Tax reform stands as a top priority for the White House and the Republicans in Congress. Although differences exist, some fundamental similarities appear to be on track if reform moves forward. If the parties can agree, taxpayers can expect major changes in terms of individual, business, and international taxation.

In its one-page release on tax reform, the White House listed simplification of the tax code and tax relief as its main goals. To that end, the White House has proposed to reduce the seven current tax brackets down to three with rates of 10%, 25% and 35%. The GOP plan termed "A Better Way" also aims to reduce the number of brackets to three, but with rates of 12%, 25% and 33%. Both plans also envision increasing the standard deduction to effectively create a 0% tax rate for individuals with lower income.

In regard to the tax rate on investment income (qualified dividends and capital gains), the Better Way plan proposes cutting the ordinary income rates in half for each of the three income brackets (i.e. 6%, 12% and 16.5%). The White House plan keeps the current investment income rates, but proposes an overall reduction of tax on that income by way of elimination of the 3.8% Net Investment Income tax, thereby reducing the cumulative rate for high earners from 23.8% to 20%.

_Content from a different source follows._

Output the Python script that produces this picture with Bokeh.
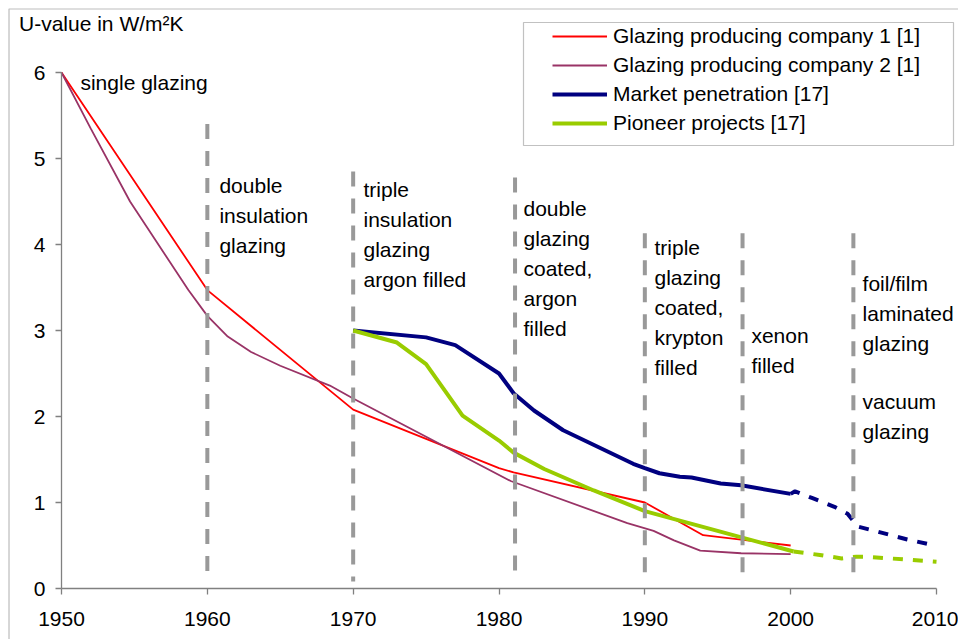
from bokeh.plotting import figure
from bokeh.models import Legend, LegendItem, Label, BoxAnnotation, FixedTicker
from bokeh.embed import file_html
from bokeh.resources import INLINE
from bokeh.core.properties import value

# ---------------- data ----------------
years_c1 = [1950, 1960, 1970, 1980, 1981, 1990, 1994, 2000]
u_c1 = [6.0, 3.47, 2.08, 1.40, 1.35, 1.00, 0.62, 0.50]

years_c2 = [1950, 1952, 1954.7, 1958.7, 1960, 1961.4, 1963, 1965, 1968.4, 1970,
            1980.8, 1988.8, 1990.6, 1992, 1993.8, 1996.6, 2000]
u_c2 = [6.0, 5.35, 4.5, 3.47, 3.17, 2.93, 2.75, 2.59, 2.36, 2.21,
        1.25, 0.76, 0.67, 0.56, 0.44, 0.41, 0.40]

years_mkt = [1970, 1975, 1977, 1980, 1981, 1982.4, 1984.4, 1989.2, 1990, 1991,
             1992.4, 1993.2, 1995.2, 1996.6, 2000]
u_mkt = [3.0, 2.92, 2.83, 2.5, 2.27, 2.07, 1.84, 1.45, 1.40, 1.34,
         1.30, 1.29, 1.22, 1.20, 1.10]
years_mkt_fc = [2000, 2000.3, 2001.5, 2003, 2003.9, 2004.6, 2006, 2008, 2009.6]
u_mkt_fc = [1.10, 1.13, 1.05, 0.95, 0.87, 0.72, 0.66, 0.57, 0.51]

years_pio = [1970, 1973, 1975, 1977.5, 1980, 1981, 1983.1, 1986.5, 1990, 2000.2]
u_pio = [3.0, 2.86, 2.61, 2.01, 1.72, 1.58, 1.39, 1.14, 0.90, 0.43]
years_pio_fc = [2000.2, 2002, 2003.5, 2004.5, 2005.2, 2010]
u_pio_fc = [0.43, 0.39, 0.35, 0.37, 0.37, 0.31]

series_names = ["Glazing producing company 1 [1]", "Glazing producing company 2 [1]",
                "Market penetration [17]", "Pioneer projects [17]"]

divider_years = [1960, 1970, 1981.1, 1990, 1996.7, 2004.3]
divider_tops = [5.40, 4.85, 4.78, 4.13, 4.13, 4.13]

era_texts = [["single glazing"],
             ["double", "insulation", "glazing"],
             ["triple", "insulation", "glazing", "argon filled"],
             ["double", "glazing", "coated,", "argon", "filled"],
             ["triple", "glazing", "coated,", "krypton", "filled"],
             ["xenon", "filled"],
             ["foil/film", "laminated", "glazing"],
             ["vacuum", "glazing"]]

x_ticks = [1950, 1960, 1970, 1980, 1990, 2000, 2010]
y_ticks = [0, 1, 2, 3, 4, 5, 6]
y_title = "U-value in W/m\u00b2K"

# ---------------- layout / style ----------------
W, H = 958, 639
FONT = "Liberation Sans"
FS = "21px"
X0, X1, Y0, Y1 = 1950, 2010, 0, 6
LEFT_PX, RIGHT_PX, TOP_PX, BOT_PX = 61, 936, 72, 588     # axis box in canvas pixels
kx = (RIGHT_PX - LEFT_PX) / (X1 - X0)
ky = (BOT_PX - TOP_PX) / (Y1 - Y0)
x_range = (X0 - LEFT_PX / kx, X0 + (W - LEFT_PX) / kx)
y_range = (Y0 - (H - BOT_PX) / ky, Y1 + TOP_PX / ky)

era_x = [1951.3, 1960.83, 1970.71, 1981.68, 1990.66, 1997.31, 2004.93, 2004.93]
era_y = [5.884, 4.686, 4.640, 4.419, 3.965, 2.942, 3.547, 2.174]
line_step = 30 / ky

p = figure(width=W, height=H, x_range=x_range, y_range=y_range,
           output_backend="svg", toolbar_location=None,
           min_border=0, min_border_left=0, min_border_right=0,
           min_border_top=0, min_border_bottom=0)
p.outline_line_color = None
p.xgrid.visible = False
p.ygrid.visible = False
p.background_fill_color = "white"
p.border_fill_color = "white"

for ax in (p.xaxis[0], p.yaxis[0]):
    ax.axis_line_color = "#808080"
    ax.axis_line_width = 1.3
    ax.major_tick_line_color = "#808080"
    ax.major_tick_line_width = 1.3
    ax.major_tick_out = 6
    ax.major_tick_in = 0
    ax.minor_tick_out = 0
    ax.minor_tick_in = 0
    ax.major_label_text_font = FONT
    ax.major_label_text_font_size = FS
    ax.major_label_text_color = "black"
p.xaxis.ticker = FixedTicker(ticks=x_ticks)
p.yaxis.ticker = FixedTicker(ticks=y_ticks)
p.xaxis.fixed_location = Y0
p.yaxis.fixed_location = X0
p.xaxis.bounds = (X0, X1)
p.yaxis.bounds = (Y0, Y1)
p.xaxis.major_label_standoff = 17
p.yaxis.major_label_standoff = 10

r1 = p.line(years_c1, u_c1, line_color="#FF0000", line_width=1.8)
r2 = p.line(years_c2, u_c2, line_color="#993366", line_width=1.8)
r3 = p.line(years_mkt, u_mkt, line_color="#000080", line_width=4)
r4 = p.line(years_pio, u_pio, line_color="#99CC00", line_width=4)
p.line(years_mkt_fc, u_mkt_fc, line_color="#000080", line_width=4, line_dash="10 10")
p.line(years_pio_fc, u_pio_fc, line_color="#99CC00", line_width=4, line_dash="10 10")

p.segment(x0=divider_years, y0=divider_tops, x1=divider_years, y1=[0.08] * len(divider_years),
          line_color="#999999", line_width=4, line_dash="15 12")

tx, ty, tt = [], [], []
for lines, x0, y0 in zip(era_texts, era_x, era_y):
    for i, t in enumerate(lines):
        tx.append(x0)
        ty.append(y0 - i * line_step)
        tt.append(t)
p.text(x=tx, y=ty, text=tt, text_font=value(FONT), text_font_size=FS,
       text_baseline="middle", text_align="left", text_color="black")

p.add_layout(Label(x=18.5, y=H - 22.5, x_units="screen", y_units="screen", text=y_title,
                   text_font=FONT, text_font_size=FS, text_baseline="middle", text_align="left",
                   text_color="black"))

# legend frame
p.add_layout(BoxAnnotation(left=523, right=953, top=H - 22, bottom=H - 145,
                           left_units="screen", right_units="screen",
                           top_units="screen", bottom_units="screen",
                           fill_color="white", fill_alpha=1.0,
                           line_color="#333333", line_width=1.2))
# outer frame (left and top edges)
p.add_layout(BoxAnnotation(left=8.5, right=3000, top=H - 8.5, bottom=-3000,
                           left_units="screen", right_units="screen",
                           top_units="screen", bottom_units="screen",
                           fill_alpha=0, line_color="#222222", line_width=1.2))

legend = Legend(items=[LegendItem(label=n, renderers=[r]) for n, r in zip(series_names, [r1, r2, r3, r4])],
                location=(552, H - 135), padding=5, margin=0, spacing=5,
                glyph_width=55, glyph_height=20, label_height=20, label_standoff=6,
                label_text_font=FONT, label_text_font_size=FS, label_text_color="black",
                border_line_color=None, background_fill_alpha=0)
p.add_layout(legend, "center")

open("out.html", "w").write(file_html(p, INLINE))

A shared vision to simplify the tax code includes an elimination of all itemized-deductions except for the home mortgage interest deduction and the charitable deduction. Both plans also envision repealing the Alternative Minimum Tax and the Estate Tax.

In terms of business tax reform, the White House plan looks to slash business taxes for corporations and pass-through entities to 15%. The GOP plan will reduce the tax rate on pass-throughs (and sole proprietorships) to 25%, while reducing the tax on corporations to 20% to reduce the effect of doubletaxation on shareholders. The more fundamental change comes in the way businesses will be taxed on more of a cash flow basis.

Both the GOP and White House plans propose an immediate deduction for capital investments.

Rather than continuing the use of depreciation schedules to deduct the decline in an asset's value over time, the full cost of an investment will instead be deducted in the year of purchase. The immediate investment deduction is accompanied by an elimination of the business interest deduction. While an immediate deduction encourages business investment, the elimination of the interest deduction aims to equalize the tax treatment of different types of financing.

The White House and GOP plans aim to overhaul the way income is taxed across borders. The U.S. is currently one of the few countries that taxes its residents, including U.S.-based companies, on worldwide earnings, while giving a credit for foreign taxes paid on that income. If the current plans go through, the U.S. will join all of its major trading partners in assessing tax on a territorial basis and only tax residents and U.S.-based companies on the income earned inside its borders.

In order to bring home the estimated $2 trillion in foreign earnings companies have stashed overseas to avoid paying deferred tax liabilities upon repatriation, the GOP plan calls for a one-time 8.75% tax on all money brought back to the U.S. The White House plan supports a one-time tax, but fails to specify a rate. Both plans believe this one-time tax will encourage companies to bring back money to reinvest in the U.S.

Finally, both plans call for a border adjustment tax. The GOP plan terms this a "destination-based tax" since it will levy a 20% tax on imported goods, while exempting all exports from the tax. Although it was a primary issue in President Trump's election campaign, support within the Republican Party has fallen off to the point that House Speaker Paul D. Ryan, R-Wis., has recently conceded that the eventual tax reform package may not contain this tax.